§ **WHAT YOU WILL DO**
In the listing below, locate the lines that hold "document" and copy them.

§ **MATERIAL**
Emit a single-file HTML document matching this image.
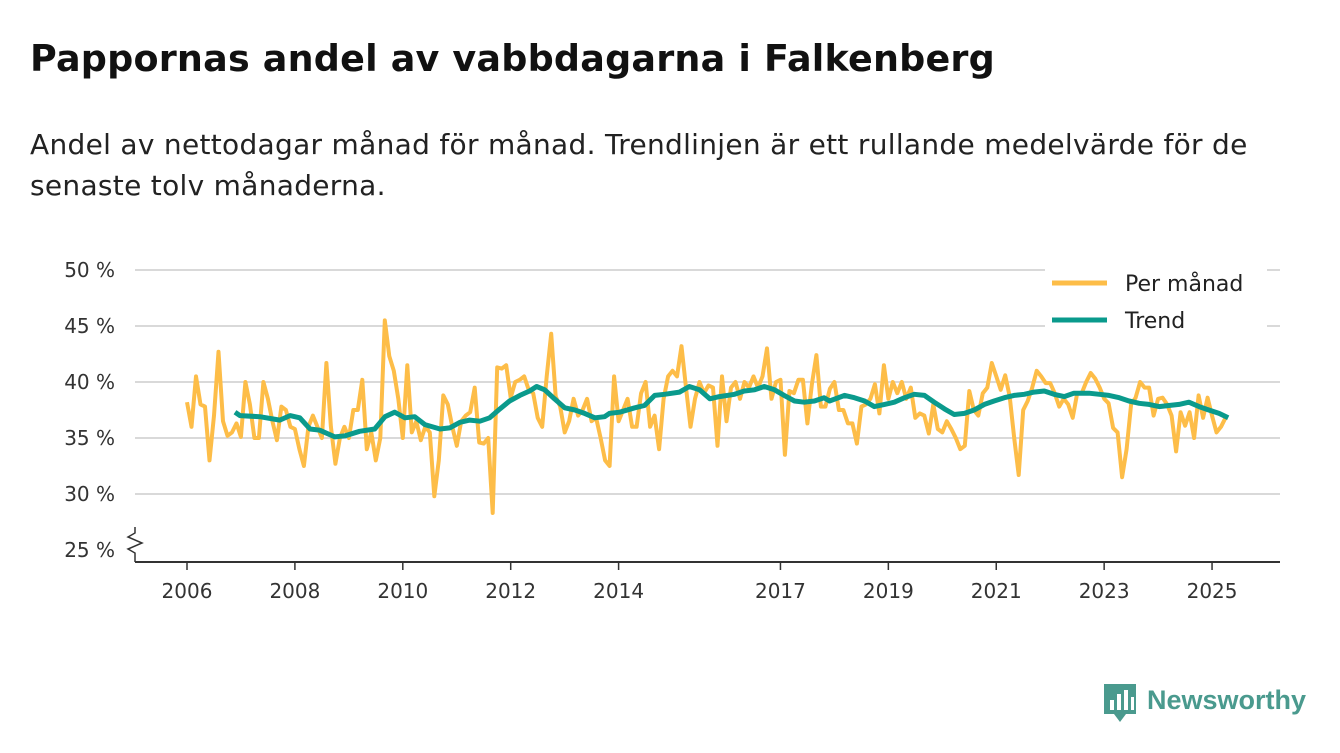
<!DOCTYPE html>
<html><head><meta charset="utf-8">
<style>
body{margin:0;background:#fff;width:1340px;height:753px;overflow:hidden;font-family:"Liberation Sans","DejaVu Sans",sans-serif;}
#title{position:absolute;left:30px;top:37px;font-size:36.5px;font-weight:bold;color:#111;margin:0;font-family:"DejaVu Sans",sans-serif;letter-spacing:0.2px;}
#sub{position:absolute;left:30px;top:124px;width:1245px;font-size:28px;line-height:41px;color:#222;margin:0;font-family:"DejaVu Sans",sans-serif;letter-spacing:0.3px;}
svg{position:absolute;left:0;top:0;}
</style></head><body>
<h1 id="title">Pappornas andel av vabbdagarna i Falkenberg</h1>
<p id="sub">Andel av nettodagar månad för månad. Trendlinjen är ett rullande medelvärde för de senaste tolv månaderna.</p>
<svg id="chart" width="1340" height="753"></svg>
<script>
const yTicks=[25,30,35,40,45,50];
const yTickLabels=["25 %","30 %","35 %","40 %","45 %","50 %"];
const xTicks=[2006,2008,2010,2012,2014,2017,2019,2021,2023,2025];
const startYear=2006;
const monthly=[
38.2,36,40.5,38,37.8,33,37,42.7,36.5,35.2,35.5,36.3,
35.1,40,38,35,35,40,38.5,36.5,34.8,37.8,37.5,36,
35.8,34,32.5,36,37,36,35,41.7,36,32.7,35,36,
35,37.5,37.5,40.2,34,35.5,33,35,45.5,42.3,41,38.5,
35,41.5,35.5,36.5,34.8,36,35.5,29.8,33,38.8,38,36,
34.3,36.5,37,37.3,39.5,34.6,34.5,35,28.3,41.3,41.2,41.5,
38.6,40,40.2,40.5,39.3,39,36.8,36,40.5,44.3,38.7,37.8,
35.5,36.5,38.5,37,37.5,38.5,36.5,36.8,35,33,32.5,40.5,
36.5,37.5,38.5,36,36,39,40,36,37,34,38.5,40.5,
41,40.5,43.2,39.5,36,38.5,40,39,39.7,39.5,34.3,40.5,
36.5,39.5,40,38.5,40,39.5,40.5,39.5,40.5,43,38.5,40,
40.2,33.5,39.2,39,40.2,40.2,36.3,39.8,42.4,37.8,37.8,39.4,
40,37.5,37.5,36.3,36.3,34.5,37.8,38,38.5,39.8,37.2,41.5,
38.5,40,39,40,38.5,39.5,36.8,37.2,37,35.4,38,35.8,
35.5,36.5,35.8,35,34,34.3,39.2,37.5,37,39,39.5,41.7,
40.5,39.3,40.6,38.7,35,31.7,37.5,38.3,39.5,41,40.5,39.9,
39.9,39,37.8,38.5,38,36.8,39,39,40,40.8,40.3,39.5,
38.5,38.1,35.9,35.5,31.5,34,38,38.6,40,39.5,39.5,37,
38.5,38.6,38,37,33.8,37.3,36.1,37.3,35,38.8,36.8,38.6,
37,35.5,36,36.8];
const trendYears=[2006.89,2006.98,2007.35,2007.72,2007.91,2008.09,2008.28,2008.46,2008.74,2008.93,2009.2,2009.48,2009.67,2009.85,2010.04,2010.22,2010.41,2010.69,2010.87,2011.06,2011.24,2011.43,2011.61,2011.8,2011.98,2012.17,2012.35,2012.48,2012.63,2012.81,2013.0,2013.19,2013.37,2013.56,2013.74,2013.83,2014.02,2014.3,2014.48,2014.67,2014.85,2015.13,2015.31,2015.5,2015.69,2015.87,2016.15,2016.33,2016.52,2016.7,2016.89,2017.07,2017.26,2017.44,2017.63,2017.81,2017.91,2018.19,2018.37,2018.56,2018.74,2018.93,2019.11,2019.3,2019.48,2019.67,2019.85,2020.04,2020.22,2020.41,2020.59,2020.78,2020.96,2021.15,2021.33,2021.52,2021.7,2021.89,2022.07,2022.26,2022.44,2022.72,2022.91,2023.09,2023.28,2023.46,2023.65,2023.83,2024.02,2024.2,2024.39,2024.57,2024.76,2024.94,2025.13,2025.3];
const trendValues=[37.3,37,36.9,36.6,37,36.8,35.8,35.7,35.1,35.2,35.6,35.8,36.9,37.3,36.8,36.9,36.2,35.8,35.9,36.4,36.6,36.5,36.8,37.6,38.3,38.8,39.2,39.6,39.3,38.5,37.7,37.5,37.2,36.8,36.9,37.2,37.3,37.7,37.9,38.8,38.9,39.1,39.6,39.3,38.5,38.7,38.9,39.2,39.3,39.6,39.3,38.8,38.3,38.2,38.3,38.6,38.3,38.8,38.6,38.3,37.8,38,38.2,38.6,38.9,38.8,38.2,37.6,37.1,37.2,37.5,38,38.3,38.6,38.8,38.9,39.1,39.2,38.9,38.7,39,39,38.9,38.8,38.6,38.3,38.1,38,37.8,37.9,38,38.2,37.8,37.5,37.2,36.8];

const NS="http://www.w3.org/2000/svg";
const svg=document.getElementById('chart');
const X=y=>187+(y-2006)*53.95;
const Y=v=>550-(v-25)*11.2;
const FONT='DejaVu Sans, sans-serif';
function mk(tag,attrs,parent){const e=document.createElementNS(NS,tag);for(const k in attrs)e.setAttribute(k,attrs[k]);(parent||svg).appendChild(e);return e;}

yTicks.forEach((t,i)=>{
  if(i>0){const g=mk('line',{x1:135,x2:1280,y1:Y(t),y2:Y(t),stroke:'#d9d9d9','stroke-width':2});
  
  }
  const tx=mk('text',{x:115,y:Y(t)+7,'text-anchor':'end','font-size':20,fill:'#333','font-family':FONT});
  tx.textContent=yTickLabels[i];
  
  
});
const ax=mk('line',{x1:135,x2:1280,y1:562,y2:562,stroke:'#333','stroke-width':2});


const brk=mk('path',{d:'M135,527 L135,533 L128,537 L142,543 L128,549 L135,553 L135,562',fill:'none',stroke:'#333','stroke-width':1.5});


xTicks.forEach(t=>{
  const tk=mk('line',{x1:X(t),x2:X(t),y1:562,y2:570,stroke:'#333','stroke-width':1.5});
  
  
  const tx=mk('text',{x:X(t),y:598,'text-anchor':'middle','font-size':20,fill:'#333','font-family':FONT});
  tx.textContent=t;
  
  
});
const mp=monthly.map((v,i)=>X(startYear+i/12).toFixed(1)+','+Y(v).toFixed(1)).join(' ');
const l1=mk('polyline',{points:mp,fill:'none',stroke:'#fdbd48','stroke-width':4,'stroke-linejoin':'round'});


const tp=trendValues.map((v,i)=>X(trendYears[i]).toFixed(1)+','+Y(v).toFixed(1)).join(' ');
const l2=mk('polyline',{points:tp,fill:'none',stroke:'#0a9a8c','stroke-width':5,'stroke-linejoin':'round'});



const lg=mk('g',{});


mk('rect',{x:1045,y:266,width:222,height:70,fill:'#fff'},lg);
mk('line',{x1:1052,x2:1107,y1:283,y2:283,stroke:'#fdbd48','stroke-width':5},lg);
mk('line',{x1:1052,x2:1107,y1:320,y2:320,stroke:'#0a9a8c','stroke-width':5},lg);
const t1=mk('text',{x:1125,y:291,'font-size':22,fill:'#222','font-family':FONT},lg);t1.textContent='Per månad';


const t2=mk('text',{x:1125,y:328,'font-size':22,fill:'#222','font-family':FONT},lg);t2.textContent='Trend';



const logo=mk('g',{});


mk('path',{d:'M1104,684 h32 v30 h-10 l-6,8 l-6,-8 h-10 z',fill:'#4a9a8e'},logo);
[[1110,700,4,10],[1117,694,4,16],[1124,690,4,20],[1131,697,3,13]].forEach(r=>mk('rect',{x:r[0],y:r[1],width:r[2],height:r[3],fill:'#fff'},logo));
const lt=mk('text',{x:1147,y:709,'font-size':27,'font-weight':'bold',fill:'#4a9a8e','font-family':'Liberation Sans, sans-serif'},logo);lt.textContent='Newsworthy';
</script>
</body></html>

§ **SOLUTION**
Emit a single-file HTML document matching this image.
const svg=document.getElementById('chart');
function mk(tag,attrs,parent){const e=document.createElementNS(NS,tag);for(const k in attrs)e.setAttribute(k,attrs[k]);(parent||svg).appendChild(e);return e;}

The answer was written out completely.